И строили храмы божие...
Да я б их давным-давно
Перестроил в места отхожие.
М. А. Булгаков устами профессора Ф. Ф. Преображенского весьма убедительно разъяснил прискорбную ситуацию на ниве санитарии первых лет советской власти: «Если я, входя в уборную, начну, извините за выражение, мочиться мимо унитаза и то же самое будут делать Зина и Дарья Петровна, в уборной начнется разруха». Эти доводы в блестящем исполнении Е. А. Евстигнеева в великолепном одноименном фильме становятся попросту убийственными.

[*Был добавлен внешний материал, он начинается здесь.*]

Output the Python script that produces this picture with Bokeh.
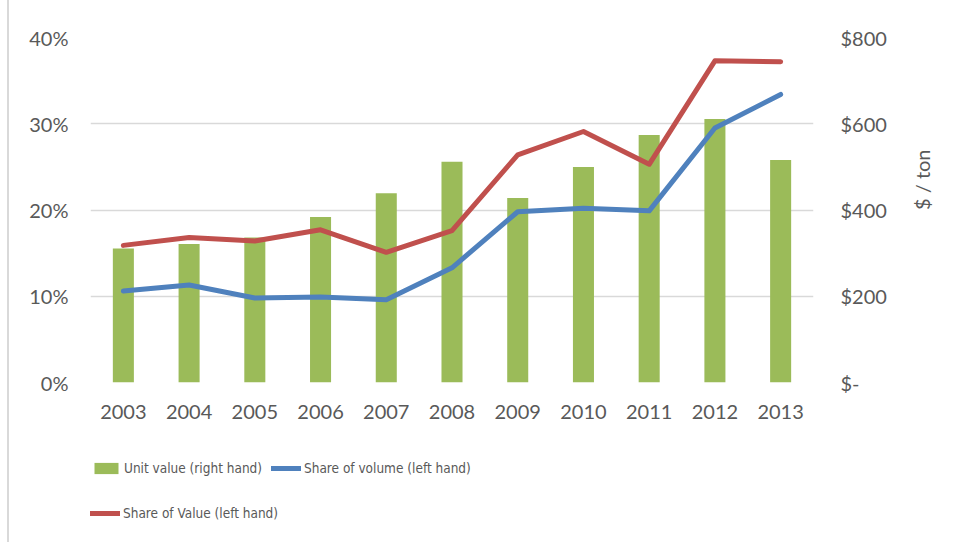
import math
from bokeh.plotting import figure
from bokeh.layouts import column
from bokeh.models import (FactorRange, Range1d, LinearAxis, Legend, LegendItem,
                          FixedTicker)
from bokeh.embed import file_html
from bokeh.resources import INLINE

years = ["2003", "2004", "2005", "2006", "2007", "2008", "2009", "2010", "2011", "2012", "2013"]
unit_value = [311, 321, 336, 384, 439, 512, 428, 500, 574, 611, 516]          # $ / ton, right axis
share_volume = [10.6, 11.3, 9.8, 9.9, 9.6, 13.3, 19.8, 20.2, 19.9, 29.5, 33.4]  # %, left axis
share_value = [15.9, 16.8, 16.4, 17.7, 15.1, 17.6, 26.4, 29.1, 25.3, 37.3, 37.2]  # %, left axis

left_ticks = [0, 10, 20, 30, 40]
left_labels = ["0%", "10%", "20%", "30%", "40%"]
right_ticks = [0, 200, 400, 600, 800]
right_labels = ["$-", "$200", "$400", "$600", "$800"]
legend_labels = ["Unit value (right hand)", "Share of volume (left hand)", "Share of Value (left hand)"]

FONT = "Lato"
LEG_FONT = "DejaVu Sans Condensed, Lato"
TXT = "#595959"
GREEN = "#9BBB59"
BLUE = "#4F81BD"
RED = "#C0504D"
GRID = "#D9D9D9"
FRAME_STYLE = {"border-left": "2px solid #D9D9D9", "margin-left": "7px"}

# ---------------- main chart ----------------
p = figure(width=945, height=426, x_range=FactorRange(*years, range_padding=0),
           y_range=Range1d(0, 40), output_backend="svg", toolbar_location=None,
           min_border_left=81, min_border_right=141, min_border_top=37, min_border_bottom=44,
           styles=FRAME_STYLE)
p.extra_y_ranges = {"usd": Range1d(0, 800)}

p.outline_line_color = None
p.xgrid.grid_line_color = None
p.ygrid.grid_line_color = GRID
p.ygrid.grid_line_width = 1.5
p.ygrid.ticker = FixedTicker(ticks=left_ticks)

p.vbar(x=years, top=unit_value, width=0.32, y_range_name="usd",
       fill_color=GREEN, line_color=None)
p.line(x=years, y=share_volume, line_color=BLUE, line_width=5,
       line_cap="round", line_join="round")
p.line(x=years, y=share_value, line_color=RED, line_width=5,
       line_cap="round", line_join="round")

ya = p.yaxis[0]
ya.ticker = FixedTicker(ticks=left_ticks)
ya.major_label_overrides = {t: s for t, s in zip(left_ticks, left_labels)}

ra = LinearAxis(y_range_name="usd", ticker=FixedTicker(ticks=right_ticks))
ra.major_label_overrides = {t: s for t, s in zip(right_ticks, right_labels)}
p.add_layout(ra, "right")

# outer right axis that only carries the "$ / ton" title
ta = LinearAxis(y_range_name="usd", ticker=FixedTicker(ticks=[]), axis_label="$ / ton",
                bounds=(0, 660), major_tick_out=0, major_tick_in=0,
                minor_tick_out=0, minor_tick_in=0, major_label_standoff=0)
p.add_layout(ta, "right")

for ax in [p.xaxis[0], ya, ra, ta]:
    ax.axis_line_color = None
    ax.major_tick_line_color = None
    ax.minor_tick_line_color = None
    ax.major_label_text_font = FONT
    ax.major_label_text_font_size = "20px"
    ax.major_label_text_color = TXT
    ax.axis_label_text_font = FONT
    ax.axis_label_text_font_size = "20px"
    ax.axis_label_text_font_style = "normal"
    ax.axis_label_text_color = TXT

ya.major_label_standoff = 16
ra.major_label_standoff = 21
ta.axis_label_standoff = 32
ta.axis_label_orientation = math.pi / 2
p.xaxis[0].major_label_standoff = 16

# ---------------- legend strip ----------------
p2 = figure(width=945, height=116, x_range=Range1d(0, 1), y_range=Range1d(0, 1),
            x_axis_type=None, y_axis_type=None, output_backend="svg", toolbar_location=None,
            min_border_left=0, min_border_right=0, min_border_top=0, min_border_bottom=0,
            styles=FRAME_STYLE)
p2.outline_line_color = None
p2.grid.visible = False

# legend proxies, placed outside the visible range of the legend strip
proxy_x = [-5, -4]
proxy_y = [-5, -4]
g_bar = p2.vbar(x=proxy_x, top=proxy_y, width=0.3, fill_color=GREEN, line_color=None)
g_vol = p2.line(x=proxy_x, y=proxy_y, line_color=BLUE, line_width=5, line_cap="round")
g_val = p2.line(x=proxy_x, y=proxy_y, line_color=RED, line_width=5, line_cap="round")

legs = [
    Legend(items=[LegendItem(label=legend_labels[0], renderers=[g_bar])], location=(1, 66)),
    Legend(items=[LegendItem(label=legend_labels[1], renderers=[g_vol])], location=(181, 66)),
    Legend(items=[LegendItem(label=legend_labels[2], renderers=[g_val])], location=(0, 21)),
]
for lg in legs:
    lg.padding = 0
    lg.margin = 0
    lg.border_line_color = None
    lg.background_fill_alpha = 0
    lg.glyph_width = 30
    lg.glyph_height = 14
    lg.label_standoff = 3
    lg.label_text_font = LEG_FONT
    lg.label_text_font_size = "13.5px"
    lg.label_text_color = TXT
    p2.add_layout(lg, "center")

layout = column(p, p2, spacing=0)
open("out.html", "w").write(file_html(layout, INLINE))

Слова эти долгие десятилетия, увы! оставались не услышанными: повесть была написана в 1925 году, а впервые опубликована в 1987-м. А между тем ситуация, характерная для 1925 года, ничуть не изменилась в лучшую сторону и в 1987-м.
Был в стране и поистине уникальный туалет, под Москвой. О нем рассказывает в своих воспоминаниях режиссер А. С. Кончаловский:
«На ночь вместе с дедом мы шли в туалет, один я ходить боялся: крапива, солнце заходит, сосны шумят. Дед усаживался в деревянной будке, я ждал его, отмахиваясь от комаров, он читал мне Пушкина:
Афедрон ты жирный свой
Подтираешь коленкором;
Я же грешную дыру
Не балую детской модой
И Хвостова жесткой одой,
Хоть и моршуся, да тру.
Это я помню с девяти лет.
Вся фанерная обшивка туалета была исписана автографами — какими автографами! Метнер (либо Николай Карлович, композитор и пианист, либо его брат Александр Карлович, тоже музыкант. — И. Б.), Прокофьев, Пастернак, Сергей Городецкий, Охлопков (Николай Павлович, режиссер и актер. — И. Б.), граф Алексей Алексеевич Игнатьев, Мейерхольд...
Коллекция автографов на фанере сортира росла еще с конца 20-х. Были и рисунки, очень элегантные, без тени похабщины, этому роду настенного творчества свойственной. Были надписи на французском. Метнер написал: "Здесь падают в руины чудеса кухни". Если бы я в те годы понимал, какова истинная цена этой фанеры, я бы ее из стены вырезал, никому ни за что бы не отдал!»
Туалеты в Ленинграде и до Великой Отечественной войны, и после именно так и назывались — «уборными» (хотя и понятие «артистическая уборная» или «гримуборная» тоже сохранилось), но не забыты были и слова «сортир» и «клозет». Ф. Г. Раневская так определила разницу между ними: «Сижу в Москве, лето, не могу бросить псину. Сняли мне домик за городом и с сортиром. А в мои годы один может быть любовник — домашний клозет». Нам остается только предположить, что не одна Фаина Георгиевна называла дачную уборную (вне дома) «сортиром», но поручиться за истинность этого утверждения я не могу, хотя не раз слышал, как «сортиром» в конце прошлого века брезгливо называли не очень чистое отхожее место. Загородный сортир еще называют «скворечником». Слово же «клозет» употребляли единицы, почему — определенно не могу сказать; наверное, было в нем что- то иноземное, «буржуазное», а иногда — непонятное. Героя романа Владимира Войновича «Жизнь и необычайные приключения солдата Ивана Чонкина» Кузьму Гладышева окружающие почитали человеком ученым еще и за то, что на деревянной уборной, стоявшей у него в огороде, большими черными буквами было написано «water closet». Так что широкой публике оставались «туалеты», «уборные» и сортиры, да и наверняка какие-то другие слова и выражения.